Saif al-Adel, the high-ranking Egyptian commander in Al Qaeda and longtime associate of Osama bin Laden who has reportedly been appointed the organization’s “caretaker,” is a veteran of the jihad against Soviet forces in Afghanistan, and has a reputation as a skilled operational planner and pragmatic commander.
One of the lesser-known stories about his past involves his unofficial role as “caretaker” for the Khadr family.
Egyptian-born Canadian Ahmed Said Khadr was associated with al-Adel and many of Al Qaeda’s Egyptian commanders in the late 1980s and 1990s, when he lived with his family in Afghanistan and Pakistan.
After 9/11, the Khadr family members scattered. Pakistani forces killed the family patriarch in October 2003, during a battle that left his youngest son paralyzed.
Khadr’s wife and children have since moved back to Canada and his second youngest son, Omar, is expected to return this fall from Guantanamo. The 24-year-old pleaded guilty to five war crimes in return for the deal that would allow him to serve the remainder of his sentence here.
During a series of interviews with the Toronto Star in the summer of 2007, three Khadr family members described what it was like to live among Al Qaeda’s elite in the years before 9/11.
One memorable story involving al-Adel began in early 1997, while Khadr was visiting Canada, and his wife and children were living in an Afghan compound belonging to bin Laden.
While most Egyptian leaders respected Khadr, his kids were often seen as too Western, according to those who knew the Khadrs at the time. Abdurahman, the second oldest Khadr son and so-called black sheep of his family, was of particular concern to Al Qaeda.
One day, as a convoy quickly lined up to leave the camp, Abdurahman and his older brother Abdullah got into a screaming match. They were fighting over the front seat, Abduraham said.

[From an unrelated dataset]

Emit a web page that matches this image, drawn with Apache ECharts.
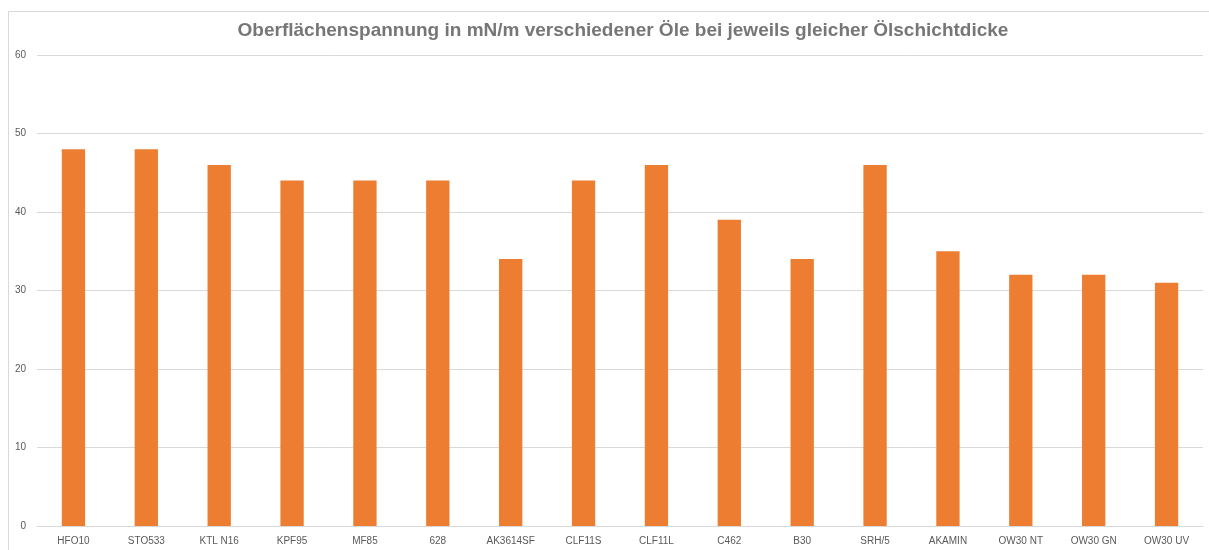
<!DOCTYPE html>
<html>
<head>
<meta charset="utf-8">
<script src="https://cdn.jsdelivr.net/npm/echarts@6/dist/echarts.min.js"></script>
<style>
  html, body { margin: 0; padding: 0; background: #fff; }
  #chart { width: 1209px; height: 550px; }
</style>
</head>
<body>
<div id="chart"></div>
<script>
var oils = ['HFO10', 'STO533', 'KTL N16', 'KPF95', 'MF85', '628', 'AK3614SF', 'CLF11S',
  'CLF11L', 'C462', 'B30', 'SRH/5', 'AKAMIN', 'OW30 NT', 'OW30 GN', 'OW30 UV'];
var tension = [48, 48, 46, 44, 44, 44, 34, 44, 46, 39, 34, 46, 35, 32, 32, 31];
var yTicks = [0, 10, 20, 30, 40, 50, 60];

var dom = document.getElementById('chart');
var myChart = echarts.init(dom);
var option = {
  animation: false,
  textStyle: {
    fontFamily: 'Liberation Sans'
  },
  title: {
    text: 'Oberflächenspannung in mN/m verschiedener Öle bei jeweils gleicher Ölschichtdicke',
    left: 618,
    top: 16,
    textAlign: 'center',
    textStyle: {
      fontSize: 19,
      fontWeight: 'bold',
      color: '#767676'
    }
  },
  graphic: [{
    type: 'rect',
    left: 6,
    top: 9,
    shape: { width: 1400, height: 700 },
    style: { fill: 'none', stroke: '#d9d9d9', lineWidth: 1 },
    silent: true,
    z: -1
  }],
  grid: {
    left: 37,
    right: 6,
    top: 55,
    bottom: 24,
    containLabel: false
  },
  xAxis: {
    type: 'category',
    data: oils,
    axisLine: { lineStyle: { color: '#d9d9d9' } },
    axisTick: { show: false },
    axisLabel: { color: '#595959', fontSize: 10, margin: 10, interval: 0 }
  },
  yAxis: {
    type: 'value',
    min: yTicks[0],
    max: yTicks[yTicks.length - 1],
    interval: 10,
    axisLine: { show: false },
    axisTick: { show: false },
    axisLabel: { color: '#595959', fontSize: 10, margin: 11 },
    splitLine: { lineStyle: { color: '#d9d9d9' } }
  },
  series: [{
    name: 'Oberflächenspannung',
    type: 'bar',
    data: tension,
    barWidth: '32%',
    itemStyle: { color: '#ed7d31' }
  }]
};
myChart.setOption(option, true);
</script>
</body>
</html>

Shouting led to shoving, which eventually led to Abdullah running after his brother with an AK-47 pointed at his back. Their mother screamed for her boys to stop.
Bin Laden had reportedly told the family he did not want them following him to the next camp in Kandahar, but Khadr’s wife, Maha Elsamnah, begged the group to keep Abdurahman. “I couldn’t control him,” she said in an interview.
Al Qaeda managed to hang on to Abdurahman for just one night in Kabul, when the group’s members decided they couldn’t handle him, either.
It was left to al-Adel, now Al Qaeda’s new leader, to drive the teenager to the bus station.
“Do not come back until your father is with you,” Abdurahman recalled him saying. “Go to your family.” Then he bought a ticket for Abdurahman to go to Peshawar.
This wasn’t the first time the Khadr children would be in trouble. An informant who worked for the British and French intelligence services, and later wrote a book under the pseudonym Omar Nasiri, described another scene at a training camp when the Khadr boys fought.
“They had broken all the rules we had learned since our first day of training,” Nasiri wrote. “Soon, we were laughing about it, even though it wasn’t funny at all. It made us nervous.”
When the Khadr family later moved to Kabul, they lived once again near al-Adel.
Most of Al Qaeda at this time lived outside of Kandahar, but al-Adel resided in the upscale neighbourhood of Wazzer Akbar Khan, according to Elsamnah.
Many of the Egyptians in Kabul used walkie-talkies to communicate with each other. The Khadr family was given Number 15, but at some point someone said “Kareem” instead, and that name seemed to stick.
Saif al Adel was known on the radio as Number 1.
In describing Al Qaeda’s roots in his book Looming Tower, author Lawrence Wright said al-Adel travelled with bin Laden from Sudan to Afghanistan in 1996. “Saif al Adel, later to become al Qaeda’s military chief, sat in the co-pilot’s seat holding a map so he could direct the Russian pilot, who didn’t speak Arabic and whom they didn’t trust,” Wright wrote.
Many Al Qaeda leaders were paranoid about spies within the group, but Wright describes al-Adel as particularly suspicious of a “traitor in his camp.”
News of al-Adel’s appointment as an interim leader was uncovered Tuesday by Noman Benotman, a former Libyan fighter aligned with Al Qaeda, now working at London’s counter-extremism think tank, the Quilliam Foundation.
After 9/11, al-Adel’s whereabouts were a mystery. It was believed he fled to Iran after the U.S. invasion of Afghanistan in December 2001 and was put under house arrest.
Benotman was reportedly told by sources that al-Adel was released this summer in exchange for kidnapped Iranian diplomats.
His release is expected to raise questions about Tehran’s role determining in Al Qaeda’s future since the killing of bin Laden earlier this month.
Al-Adel is expected to remain in the leadership role until the organization can be taken over by Egyptian doctor Ayman al-Zawahiri.